Señor Fin - spinning circles
Let’s start off this review by saying Señor Fin is a four-piece from Denton, TX that will make a good majority of indie rock or experimental rock bands look like amateurs. I know it’s not the nicest thing to say but it’s true. Most bands can at least make a catchy song, have a respectable leader singer and can find a good drummer. Señor Fin on the other hand has rhythmically complex compositions that combine jazz, ambient pop and rock while implementing an ample amount of changes that seem to just get better. The biggest accomplishment on their album Spinning Circles is that the songs are utterly accessible while at the same time it experiments with different textures and structure on a seemingly open canvas.
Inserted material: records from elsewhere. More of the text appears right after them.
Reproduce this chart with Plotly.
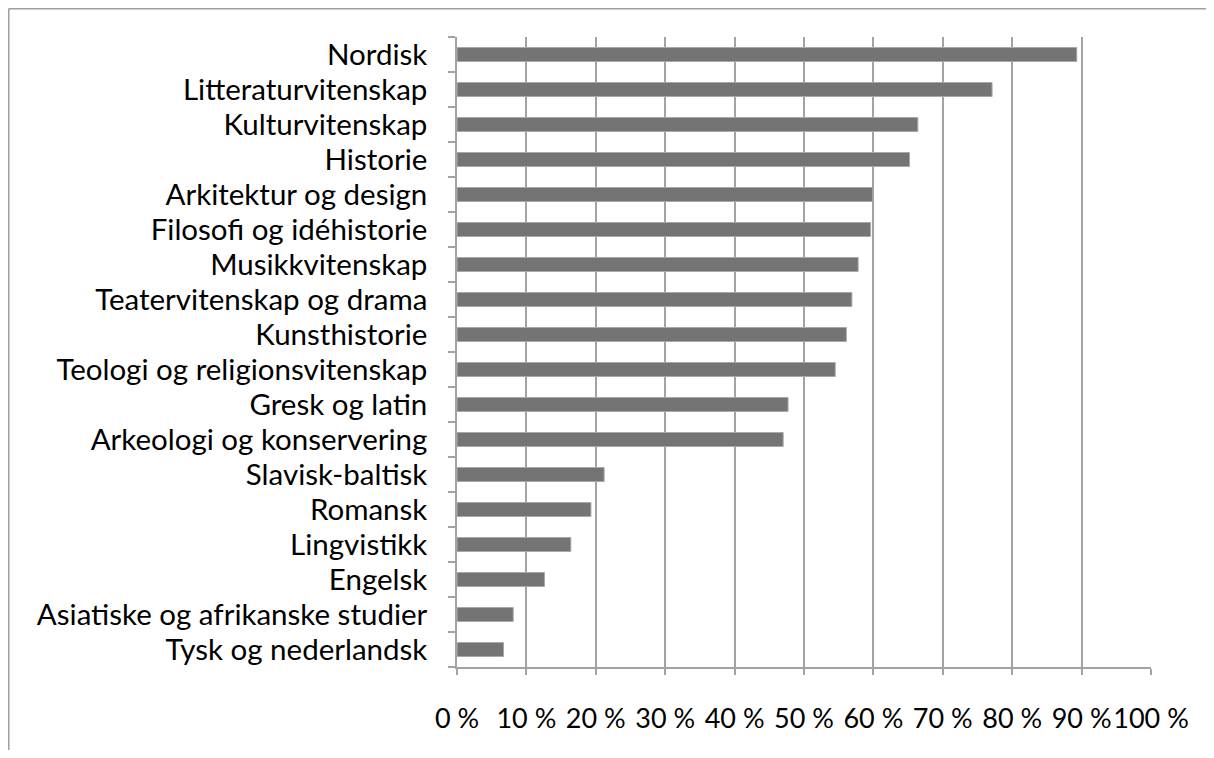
import plotly.graph_objects as go

categories = [
    "Nordisk", "Litteraturvitenskap", "Kulturvitenskap", "Historie",
    "Arkitektur og design", "Filosofi og idéhistorie", "Musikkvitenskap",
    "Teatervitenskap og drama", "Kunsthistorie", "Teologi og religionsvitenskap",
    "Gresk og latin", "Arkeologi og konservering", "Slavisk-baltisk", "Romansk",
    "Lingvistikk", "Engelsk", "Asiatiske og afrikanske studier", "Tysk og nederlandsk",
]
values = [89.3, 77.1, 66.4, 65.2, 59.9, 59.6, 57.8, 56.9, 56.1, 54.5,
          47.7, 47.0, 21.2, 19.3, 16.4, 12.6, 8.1, 6.7]
tick_vals = [0, 10, 20, 30, 40, 50, 60, 70, 80, 90, 100]
tick_text = ["0 %", "10 %", "20 %", "30 %", "40 %", "50 %", "60 %", "70 %", "80 %", "90 %", "100 %"]

# page body has an 8px margin; figure sized so the page is exactly 1214x758
W, H = 1198, 742
L, R, T, B = 449, 55, 29, 83
pw, ph = W - L - R, H - T - B

fig = go.Figure(go.Bar(
    x=values, y=categories, orientation="h",
    marker=dict(color="#747474", line=dict(color="#a8a8a8", width=1)),
    width=0.4,
))

grid = "#a3a3a3"
fig.update_layout(
    width=W, height=H,
    margin=dict(l=L, r=R, t=T, b=B),
    paper_bgcolor="white", plot_bgcolor="white",
    font=dict(family="Lato, Carlito, Calibri, sans-serif", color="black"),
    showlegend=False,
    xaxis=dict(
        range=[0, 100], tickmode="array", tickvals=tick_vals, ticktext=tick_text,
        tickangle=0,
        showgrid=True, gridcolor=grid, gridwidth=1.5,
        showline=True, linecolor=grid, linewidth=1.5,
        ticks="outside", ticklen=6, tickcolor=grid, tickwidth=1.5,
        ticklabelstandoff=21, tickfont=dict(size=27),
        zeroline=False,
    ),
    yaxis=dict(
        categoryorder="array", categoryarray=categories[::-1],
        autorange=False, range=[-0.5, len(categories) - 0.5],
        tickmode="linear", tick0=0, dtick=1, tickangle=0,
        showgrid=False, showline=True, linecolor=grid, linewidth=1.5,
        ticks="outside", tickson="boundaries", ticklen=7, tickcolor=grid, tickwidth=1.5,
        ticklabelstandoff=22, tickfont=dict(size=29.5),
    ),
)

# outer frame: only top and left edges are visible in the page
fx0 = (0.75 - L) / pw
fx1 = (W - L) / pw
fy_top = (H - B - 0.75) / ph
fy_bot = (H - B - H) / ph
frame = dict(color="#a0a0a0", width=1.5)
fig.add_shape(type="line", xref="paper", yref="paper", x0=fx0, x1=fx1, y0=fy_top, y1=fy_top,
              line=frame, layer="below")
fig.add_shape(type="line", xref="paper", yref="paper", x0=fx0, x1=fx0, y0=fy_top, y1=fy_bot,
              line=frame, layer="below")

fig.write_html("out.html")
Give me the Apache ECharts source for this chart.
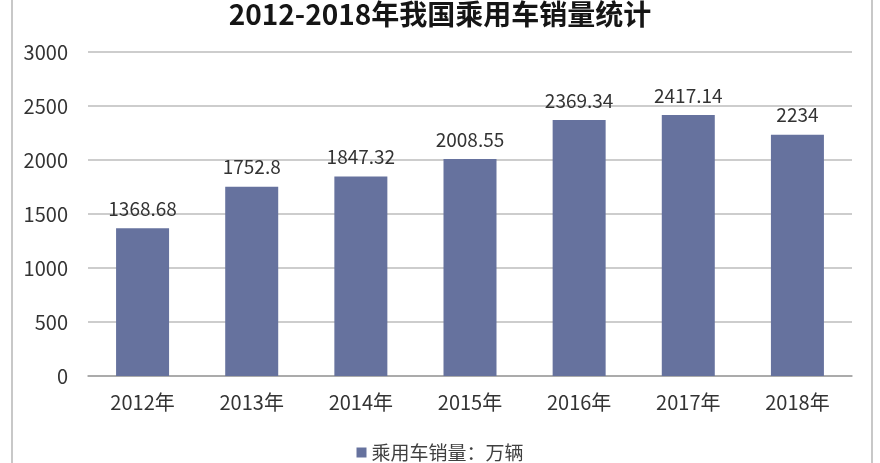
<!DOCTYPE html>
<html><head><meta charset="utf-8">
<script src="https://cdn.jsdelivr.net/npm/echarts@6/dist/echarts.min.js"></script>
<style>
html,body{margin:0;padding:0;background:#fff;}
#frame{position:absolute;left:11px;top:0;width:858px;height:463px;border-left:2px solid #c8c8c8;border-right:2px solid #c8c8c8;}
#c{position:absolute;left:0;top:0;width:880px;height:463px;}
</style></head>
<body>
<div id="frame"></div>
<div id="c"></div>
<script>
const titleText = '2012-2018年我国乘用车销量统计';
const seriesName = '乘用车销量：万辆';
const categories = ['2012年','2013年','2014年','2015年','2016年','2017年','2018年'];
const sales = [1368.68, 1752.8, 1847.32, 2008.55, 2369.34, 2417.14, 2234];
const yMin = 0, yMax = 3000, yStep = 500;

const chart = echarts.init(document.getElementById('c'), null, {renderer:'canvas'});
const font = '"Noto Sans CJK SC","Noto Sans",sans-serif';
chart.setOption({
  animation:false,
  textStyle:{fontFamily:font},
  title:{text:titleText,left:'center',top:-5,
    textStyle:{fontSize:28,fontWeight:'bold',color:'#151515',fontFamily:font}},
  legend:{bottom:-4,left:'center',itemWidth:10,itemHeight:10,itemGap:6,icon:'rect',
    textStyle:{fontSize:19,color:'#404040',fontFamily:font},data:[seriesName]},
  grid:{left:88,right:28,top:52,bottom:87,containLabel:false},
  xAxis:{type:'category',data:categories,
    axisLine:{lineStyle:{color:'#a0a0a0',width:1.5}},axisTick:{show:false},
    axisLabel:{fontSize:20,color:'#333',margin:16,fontFamily:font}},
  yAxis:{type:'value',min:yMin,max:yMax,interval:yStep,
    axisLine:{show:false},axisTick:{show:false},
    splitLine:{lineStyle:{color:'#bdbdbd',width:1.5}},
    axisLabel:{fontSize:20,color:'#333',margin:20,fontFamily:font,
      formatter:function(v){return String(v);}}},
  series:[{name:seriesName,type:'bar',data:sales,barWidth:53,
    itemStyle:{color:'#66729e'},
    label:{show:true,position:'top',distance:10,fontSize:19,color:'#333',fontFamily:font}}]
});
</script>
</body></html>
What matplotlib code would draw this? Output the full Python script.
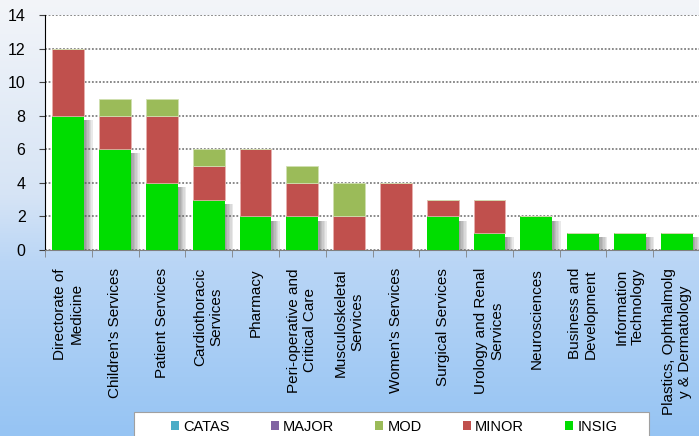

The album opens with “Let it Sway,” which shows the band flexing their muscles right off the bat. They implement cascading bass and guitar lines and excellent jazz-style drumming that caught my attention. At first I was expecting a seven-minute free-style jazz session that I could fully appreciate but to my surprise the lead vocal entered and proved to be the focal center of the song (although there were a lot of strictly instrumental parts). What unfolded was an exciting, original pop song with a foundation of free jazz.
“Northern Song (Spinning Circles)” may be better than the first song. The band delivers another song that is catchy and accessible while throwing around so many changes that it could make your head spin in a good way. “Eclipse” starts off slow and sparse but as it progress becomes quite an epic statement. The first couple of minutes are two guitars playing off each other. The bass and guitar eventually enter and finally the vocals fall into place. “Cassie's Song” closes the album and is simply guitar and vocals but also the most emotionally resonant song on the album. There is a melancholy and nostalgia that peaks its head and adds another point in the win column for the band.
I know I have talked this band up but there really isn’t much not to like about this group of four young men. Being a musician myself I can appreciate the complexity of their music and attention to detail they put into it. They have put together an album that I think most artists want to put out. It’s an original style while still feeling widely accessible to the general public.